SK: How did you become interested in the death penalty and more specifically death penalty litigation? Did you work on other issues first?     

GE: In high school, I joined the Lincoln-Douglas debate team and the topic one year — probably just on the heels of the executions of Gary Gilmore and John Spenkelink — was the death penalty. I started with Albert Camus’ essay “Reflections on the Guillotine” and went on from there.  It seemed obvious that Ramsey Clark, Martin Luther King, Jr., and Bobby Kennedy had the better part of the argument and that the death penalty was wrong.

As a kid I’d read a lot of books about slavery, the Underground Railroad, and the Civil Rights Movement as well as biographies of Frederick Douglas, Harriet Tubman, Rosa Parks, and other amazing African-Americans. The fact that the death penalty was imposed unfairly on the basis of race concerned me a great deal, and I think I got — even at that age — that the death penalty was a way of prettying up lynching.

In law school, I worked at two offices that represented death row prisoners, first in Alabama with Bryan Stevenson, and then in Georgia with Steve Bright and Clive Stafford-Smith. I strongly remember the first time I drove back to Montgomery from meeting a death row client at Holman Prison. The drive is about an hour and a half, and I was nearly hysterical the entire trip up I-65 thinking how unbelievable it was that the state wanted to take the human being I’d just met and put him in an electric chair and kill him.

I went to law school thinking I wanted to work against racism and poverty. The death penalty brings those issues together in an obscenely powerful way.

SK: What does your work entail?

GE: I have the tremendous pleasure of working with incredibly smart, dedicated, and morally courageous people at the Center for Death Penalty Litigation. I also have the good fortune of having great variety in my work. I get to think and write and go all over the state to meet my clients’ family members, jurors, teachers, mental health experts, attorneys, and clergy. Sometimes I get to argue in court and present witnesses.  I talk to my clients at the prison. Now that I’m the executive director, I also do fundraising, write grants, and manage people.

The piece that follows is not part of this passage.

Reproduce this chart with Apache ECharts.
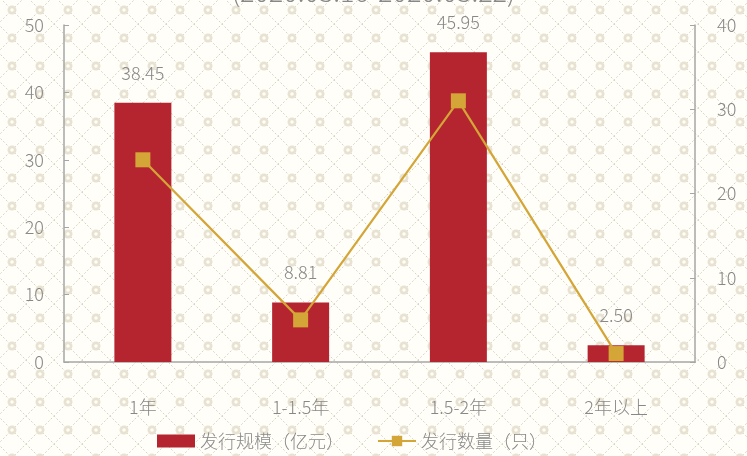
<!DOCTYPE html>
<html><head><meta charset="utf-8">
<script src="https://cdn.jsdelivr.net/npm/echarts@6/dist/echarts.min.js"></script>
<style>html,body{margin:0;padding:0;background:#fffef8;}#c{width:747px;height:456px;}</style>
</head><body><div id="c"></div>
<script>
const categories = ['1年', '1-1.5年', '1.5-2年', '2年以上'];
const scaleValues = [38.45, 8.81, 45.95, 2.50];
const countValues = [24, 5, 31, 1];
const seriesNames = ['发行规模（亿元）', '发行数量（只）'];
const titleText = '(2020.03.16-2020.03.22)';

function makePattern() {
  const cv = document.createElement('canvas');
  cv.width = 28; cv.height = 28;
  const g = cv.getContext('2d');
  g.fillStyle = '#fffef8';
  g.fillRect(0, 0, 28, 28);
  g.strokeStyle = '#d8d3c5';
  g.lineWidth = 1;
  g.setLineDash([2, 2]);
  for (let i = -2; i <= 2; i++) {
    g.beginPath(); g.moveTo(12 + 28 * i - 40, 10 - 40); g.lineTo(12 + 28 * i + 40, 10 + 40); g.stroke();
    g.beginPath(); g.moveTo(12 + 28 * i - 40, 10 + 40); g.lineTo(12 + 28 * i + 40, 10 - 40); g.stroke();
  }
  g.setLineDash([]);
  g.fillStyle = '#e8e2d2';
  g.beginPath(); g.arc(12, 10, 4.5, 0, Math.PI * 2); g.fill();
  g.fillStyle = '#fffef8';
  g.beginPath(); g.arc(12, 10, 1.8, 0, Math.PI * 2); g.fill();
  return cv;
}

const font = "'Noto Sans CJK SC', 'Noto Sans', sans-serif";
const chart = echarts.init(document.getElementById('c'));
chart.setOption({
  backgroundColor: { image: makePattern(), repeat: 'repeat' },
  textStyle: { fontFamily: font },
  graphic: [{
    type: 'text', left: 'center', top: -22,
    style: { text: titleText, fontSize: 27, fill: '#888', fontFamily: font, fontWeight: 300 }
  }],
  legend: {
    left: 152, bottom: 1,
    itemGap: 33,
    itemWidth: 38, itemHeight: 13,
    textStyle: { fontSize: 18, color: '#888', fontWeight: 300 },
    data: [
      { name: seriesNames[0], icon: 'rect' },
      { name: seriesNames[1] }
    ]
  },
  grid: { left: 64, right: 52, top: 25, bottom: 94 },
  xAxis: {
    type: 'category', data: categories,
    axisLine: { lineStyle: { color: '#a6a6a6', width: 1.5 } },
    axisTick: { show: false },
    axisLabel: { margin: 36, fontSize: 18, color: '#888', fontWeight: 300 }
  },
  yAxis: [{
    type: 'value', min: 0, max: 50, interval: 10,
    splitLine: { show: false },
    axisLine: { show: true, lineStyle: { color: '#a6a6a6', width: 1.5 } },
    axisTick: { show: true, inside: true, length: 5, lineStyle: { color: '#a6a6a6' } },
    axisLabel: { margin: 20, fontSize: 18, color: '#888', fontWeight: 300 }
  }, {
    type: 'value', min: 0, max: 40, interval: 10,
    splitLine: { show: false },
    axisLine: { show: true, lineStyle: { color: '#a6a6a6', width: 1.5 } },
    axisTick: { show: true, inside: true, length: 5, lineStyle: { color: '#a6a6a6' } },
    axisLabel: { margin: 22, fontSize: 18, color: '#888', fontWeight: 300 }
  }],
  series: [{
    name: seriesNames[0], type: 'bar', data: scaleValues, barWidth: 57,
    itemStyle: { color: '#b5252f' },
    label: {
      show: true, position: 'top', distance: 21, fontSize: 18, color: '#888', fontWeight: 300,
      formatter: p => p.value.toFixed(2)
    }
  }, {
    name: seriesNames[1], type: 'line', yAxisIndex: 1, data: countValues,
    symbol: 'rect', symbolSize: 15,
    lineStyle: { color: '#d4a537', width: 2.2 },
    itemStyle: { color: '#d4a537' }
  }]
});
</script></body></html>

SK: What are the most rewarding and challenging parts of your work?

GE: The best thing is to work with a team of bright and committed people on a case and win.  Whether it’s trying to convince a judge that my client’s sentence is unfair, or that racial bias tainted selection of my client’s jury, or that my client has intellectual disabilities, there is a huge amount of information to organize and present in a persuasive way. I like the challenge of that and the thrill when it all comes together.

It is also extremely meaningful to advocate for people who have been disenfranchised and powerless their entire lives, and to earn their trust.

SK: What advice do you have for students who are interested in pursuing death penalty work?

GE: I trust students know they must be committed to social justice, must work on their writing, analytical, and oral presentation skills, and must volunteer or work at capital defense offices while in school.

What I think is vital for advocates against the death penalty is to learn history, particularly the history of racial oppression in this country.  It has so much to do with how our legal system operates.  Poverty and mental illness are also a big part of the story.  Effective advocates have to understand all of the structures that have an impact on our clients and lead them to the place where they could commit capital murder.

Understanding these things will help to develop empathy, another vital part of this work.  You have to have empathy for all of the people touched by murder: the victims and the people who loved them, the clients and the people who love and failed to love them, the workers in the prison who see the clients every day but can be called on to help poison them to death at two o’clock in the morning, and the jurors who did not ask to be conscripted into the task of deciding whether a fellow human being should live or die.